Facebook’s founder is an American Zionist. That’s according to Iranian officials who have banned WhatsApp from the country. Apparently other government officials disagree with this, but it’s not going to stop Instagram being banned soon as well.

Amazon have issued a rebuttal following Greenpeace’s attack on the Dirty side of their Cloud Web Service. “Our datacentres are energy-efficient,” said vice-president Stephen Schmidt. "We are much better at this than just about every other company out there. Why are we doing that? Because it reduces cost which also means a reduction in energy consumption." That didn’t stop a cupcake protest against Pinterest however, with bakers politely requesting the social network to move away from Amazon services to a greener choice.

COYD & Groufies

There are going to be 3 billion people online by 2015. The danger is that the rate of stupid internet buzzwords will grow at an even more rapid rate. The latest two to desecrate the English language are 'Groufies' (Group Selfies) and ‘CYOD’ (Choose Your Own Device), which is the new BYOD.

Meanwhile Mark Zuckerberg (probably not an American Zionist) is trying to change US immigration policy using selfies. His lobbying group created an app that lets people bother Congress with self-portraits and messages in favour of reform. Using the hashtag #Selfies4Reform of course.

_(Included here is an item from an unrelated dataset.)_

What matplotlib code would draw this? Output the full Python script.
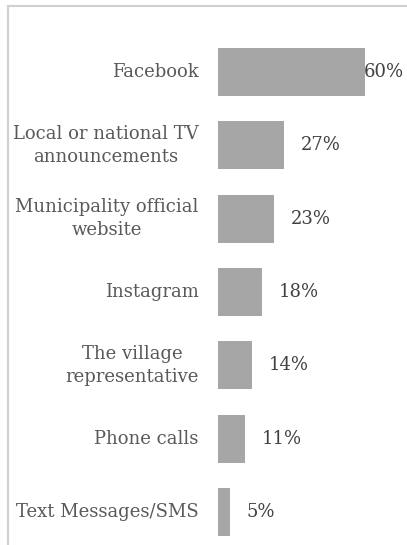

Luckily there’s a silver lining in the shape of a new tool for all you grammatical nit-pickers out there. Literally replaces the word "literally" with "figuratively", removing literally all traces of over exaggeration from your internet viewing experience. Literally the best thing ever. Figuratively.

Pokemon, or Big Data?

Big Data can do a lot of cool things. It can tell you which members of the Wu-Tang Clan have a vocabulary comparable to that of Bill Shakespeare. But there’s also of a lot Big Data technology companies with very odd names and it can be difficult to keep track. So difficult in fact, that someone created a quiz to see if people know their Big Data companies from their Pokemon. Turns out the answer is not really – most people know their Hadoop from their Vulpix, but aren’t so sure about their Crebases and Toketeks.